The main folder acts as my unsorted/unplayed category, and Favorites/Meh/Shit covers pretty much everything else.
Favorites, Installed, Completed, Multiplayer, Will not play for a while
I have my Steam Library organized by genre. FPS, RPG, RTS, ect. Then I have a backlog category where I put the games I know I want to get around to playing eventually and a Completed category for games that I've finished and am probably not going to go back to.
Not doing it
I organize by game release year. Not when it was released on steam or even PC but whenever that game was initially released on any platform. From 1997 to 2023.
I put it in respective collections:
- ToDo
- Completed
- Gold & Completed
- Sim
- Casual
- Local Multiplayer ...
games beaten, and games not beaten. Simply like that
In my case, it's even worse due to using other services too. What I end up doing is noting everything on digital sheets like LibreOffice, and trying to organize in a way that makes sense.
I honestly didn't even know you could. With just over 100 games I've never felt the need to though, I can wade through them pretty easily and remember what I have.
I sort by last played. Sometimes by user score if I feel like trying something I've had but haven't played yet.
I add games I plan to play or might play in the coming year(s) to favorites and then collapse the non-favorites tab.
I sort by the 2 games I play and the a section for all the games I brought, never played or downloaded.
For the most part, I don't. I do have two custom filters tho. One for classic FPS (IE "boomer shooters") and one for Fromsoft games.

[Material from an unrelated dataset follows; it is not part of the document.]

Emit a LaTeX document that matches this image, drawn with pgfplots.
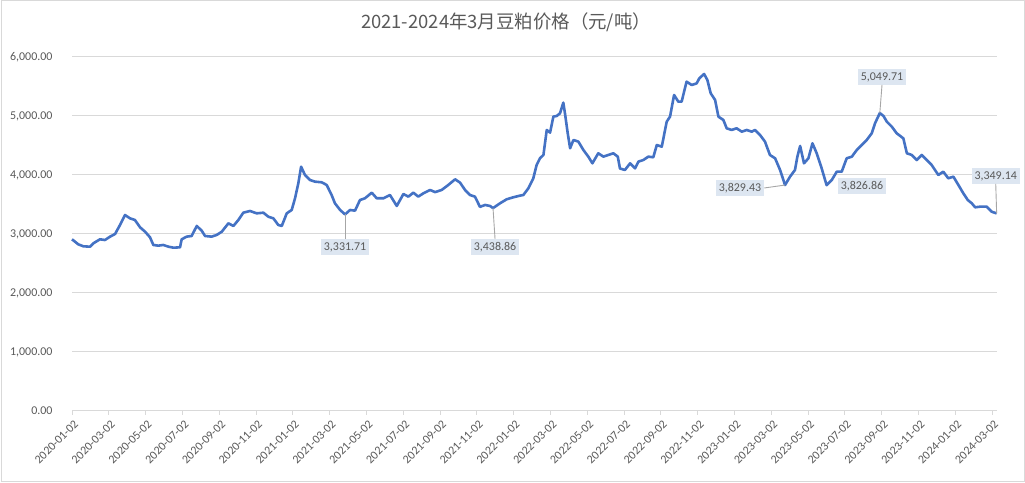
\documentclass[border=0pt]{standalone}
\usepackage{fontspec}
\setmainfont{Carlito}
\newfontfamily\cjk{Noto Sans CJK SC}
\usepackage{pgfplots}
\pgfplotsset{compat=1.18}
\definecolor{lineblue}{HTML}{4472C4}
\definecolor{gridgray}{HTML}{D9D9D9}
\definecolor{txtgray}{HTML}{595959}
\definecolor{boxfill}{HTML}{DDE6F1}
\definecolor{leadgray}{HTML}{A6A6A6}

\begin{document}
\begin{tikzpicture}[x=1bp,y=1bp,
    lab/.style={fill=boxfill, text=txtgray, font=\fontsize{12}{14}\selectfont, inner sep=3bp},
    lead/.style={draw=leadgray, line width=0.9bp}]
\path[use as bounding box] (0,0) rectangle (1025,483);
\draw[gridgray, line width=1bp] (1,1) rectangle (1024,482);
\node[font=\cjk\fontsize{18.5}{22}\selectfont, text=txtgray] at (506,461) {2021-2024年3月豆粕价格（元/吨）};
\begin{axis}[
    at={(72bp,72bp)}, anchor=south west,
    scale only axis, width=925bp, height=354bp,
    xmin=0, xmax=50.27, ymin=0, ymax=6000,
    clip=false,
    axis x line*=bottom, axis y line*=left,
    x axis line style={draw=gridgray, line width=1bp, -},
    y axis line style={draw=none},
    ytick={0,1000,...,6000},
    xtick={0,2,...,50},
    xticklabels={2020-01-02,2020-03-02,2020-05-02,2020-07-02,2020-09-02,2020-11-02,
                 2021-01-02,2021-03-02,2021-05-02,2021-07-02,2021-09-02,2021-11-02,
                 2022-01-02,2022-03-02,2022-05-02,2022-07-02,2022-09-02,2022-11-02,
                 2023-01-02,2023-03-02,2023-05-02,2023-07-02,2023-09-02,2023-11-02,
                 2024-01-02,2024-03-02},
    tick align=outside,
    major tick length=4bp,
    xtick style={draw=gridgray, line width=1bp},
    ytick style={draw=none},
    ymajorgrids,
    grid style={draw=gridgray, line width=1bp},
    scaled y ticks=false,
    yticklabel style={font=\fontsize{12}{14}\selectfont, text=txtgray, xshift=-12bp,
        /pgf/number format/fixed, /pgf/number format/fixed zerofill,
        /pgf/number format/precision=2, /pgf/number format/1000 sep={,},
        /pgf/number format/assume math mode=true},
    xticklabel style={font=\fontsize{12}{14}\selectfont, text=txtgray, rotate=45,
        anchor=north east, yshift=-2bp, inner sep=2bp},
]
\addplot[lineblue, line width=2.6bp, line join=round, mark=none] table[row sep=\\] {
x y \\
0 2910 \\ 0.34 2825 \\ 0.62 2791 \\ 0.98 2785 \\ 1.16 2842 \\ 1.52 2910 \\ 1.79 2898 \\
2.07 2955 \\ 2.34 3000 \\ 2.61 3153 \\ 2.88 3322 \\ 3.15 3266 \\ 3.42 3237 \\ 3.70 3113 \\
3.97 3039 \\ 4.24 2944 \\ 4.42 2814 \\ 4.69 2802 \\ 4.96 2814 \\ 5.24 2785 \\ 5.51 2768 \\
5.87 2774 \\ 5.96 2910 \\ 6.23 2955 \\ 6.50 2966 \\ 6.78 3136 \\ 7.05 3056 \\ 7.23 2966 \\
7.59 2955 \\ 7.86 2983 \\ 8.14 3039 \\ 8.50 3181 \\ 8.77 3136 \\ 9.04 3237 \\ 9.31 3361 \\
9.67 3390 \\ 10.04 3350 \\ 10.40 3361 \\ 10.67 3293 \\ 10.94 3266 \\ 11.21 3153 \\ 11.40 3136 \\
11.67 3350 \\ 11.94 3407 \\ 12.12 3605 \\ 12.30 3859 \\ 12.45 4141 \\ 12.66 4000 \\ 12.93 3915 \\
13.21 3887 \\ 13.57 3876 \\ 13.84 3831 \\ 14.11 3661 \\ 14.29 3520 \\ 14.57 3407 \\ 14.84 3331.71 \\
15.11 3407 \\ 15.38 3395 \\ 15.65 3576 \\ 15.92 3605 \\ 16.29 3700 \\ 16.56 3605 \\ 16.92 3605 \\
17.28 3661 \\ 17.65 3475 \\ 18.01 3678 \\ 18.28 3633 \\ 18.55 3700 \\ 18.82 3633 \\ 19.09 3689 \\
19.46 3746 \\ 19.73 3710 \\ 20.09 3746 \\ 20.45 3831 \\ 20.82 3927 \\ 21.09 3870 \\ 21.36 3746 \\
21.63 3661 \\ 21.90 3633 \\ 22.17 3460 \\ 22.45 3492 \\ 22.72 3475 \\ 22.88 3438.86 \\ 23.26 3520 \\
23.62 3588 \\ 23.98 3622 \\ 24.26 3644 \\ 24.53 3661 \\ 24.80 3774 \\ 25.07 3944 \\ 25.25 4169 \\
25.43 4283 \\ 25.62 4339 \\ 25.80 4763 \\ 25.98 4718 \\ 26.16 4989 \\ 26.34 5000 \\ 26.52 5045 \\
26.70 5226 \\ 26.79 5045 \\ 26.94 4706 \\ 27.07 4453 \\ 27.25 4593 \\ 27.52 4565 \\ 27.79 4424 \\
28.06 4311 \\ 28.28 4198 \\ 28.60 4368 \\ 28.88 4311 \\ 29.15 4339 \\ 29.42 4368 \\ 29.66 4311 \\
29.78 4110 \\ 30.05 4085 \\ 30.33 4198 \\ 30.60 4113 \\ 30.78 4226 \\ 31.05 4254 \\ 31.32 4311 \\
31.59 4300 \\ 31.78 4508 \\ 32.05 4480 \\ 32.32 4904 \\ 32.50 4989 \\ 32.72 5356 \\ 32.95 5243 \\
33.13 5243 \\ 33.40 5582 \\ 33.68 5525 \\ 33.95 5554 \\ 34.09 5638 \\ 34.35 5712 \\ 34.53 5610 \\
34.71 5385 \\ 34.95 5271 \\ 35.13 4989 \\ 35.40 4932 \\ 35.58 4791 \\ 35.85 4763 \\ 36.12 4791 \\
36.40 4734 \\ 36.67 4763 \\ 36.94 4734 \\ 37.12 4763 \\ 37.39 4678 \\ 37.66 4565 \\ 37.93 4339 \\
38.21 4283 \\ 38.48 4085 \\ 38.75 3829.43 \\ 39.02 3971 \\ 39.29 4085 \\ 39.42 4311 \\ 39.57 4492 \\
39.78 4198 \\ 40.02 4283 \\ 40.24 4537 \\ 40.47 4368 \\ 40.74 4113 \\ 41.01 3826.86 \\ 41.29 3915 \\
41.56 4056 \\ 41.83 4056 \\ 42.10 4283 \\ 42.38 4311 \\ 42.65 4424 \\ 42.92 4508 \\ 43.19 4593 \\
43.46 4706 \\ 43.64 4876 \\ 43.90 5049.71 \\ 44.10 5000 \\ 44.28 4904 \\ 44.55 4819 \\ 44.82 4706 \\
45.18 4621 \\ 45.37 4368 \\ 45.64 4339 \\ 45.91 4254 \\ 46.18 4339 \\ 46.45 4254 \\ 46.72 4169 \\
47.08 4000 \\ 47.35 4056 \\ 47.62 3944 \\ 47.90 3971 \\ 48.17 3831 \\ 48.44 3689 \\ 48.68 3576 \\
48.90 3520 \\ 49.08 3452 \\ 49.35 3463 \\ 49.71 3463 \\ 49.98 3378 \\ 50.25 3349.14 \\
};
% data labels
\node[lab] (a1) at (axis cs:14.84,2780) {3,331.71};
\draw[lead] (axis cs:14.84,3331.71) -- (a1.north);
\node[lab] (a2) at (axis cs:22.99,2780) {3,438.86};
\draw[lead] (axis cs:22.88,3438.86) -- (a2.north);
\node[lab] (a3) at (axis cs:36.3,3780) {3,829.43};
\draw[lead] (a3.east) -- (axis cs:38.75,3829.43);
\node[lab] (a4) at (axis cs:42.93,3814) {3,826.86};
\node[lab] (a5) at (axis cs:44.02,5661) {5,049.71};
\draw[lead] (a5.south) -- (axis cs:43.9,5049.71);
\node[lab] (a6) at (axis cs:50.2,3983) {3,349.14};
\draw[lead] (a6.south) -- (axis cs:50.25,3349.14);
\end{axis}
\end{tikzpicture}
\end{document}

I have 4 main collections. I have favorites, multiplayer games that I play with friends, games that I have yet to finish but do plan on playing, and then games that I've finished. The unsorted stuff are games that I don't plan on playing. Maybe I'll get to the unsorted stuff someday, but not for the near future.
It's simple enough for me to understand and manage.
I use playnite
I've got about two dozen collections dedicated to various single store tags, or combinations of tags, most of them genres, but a few like "multiplayer" "co-op", etc.
I've never grouped them based on my opinion of them, but I do like that idea, and may start doing it now.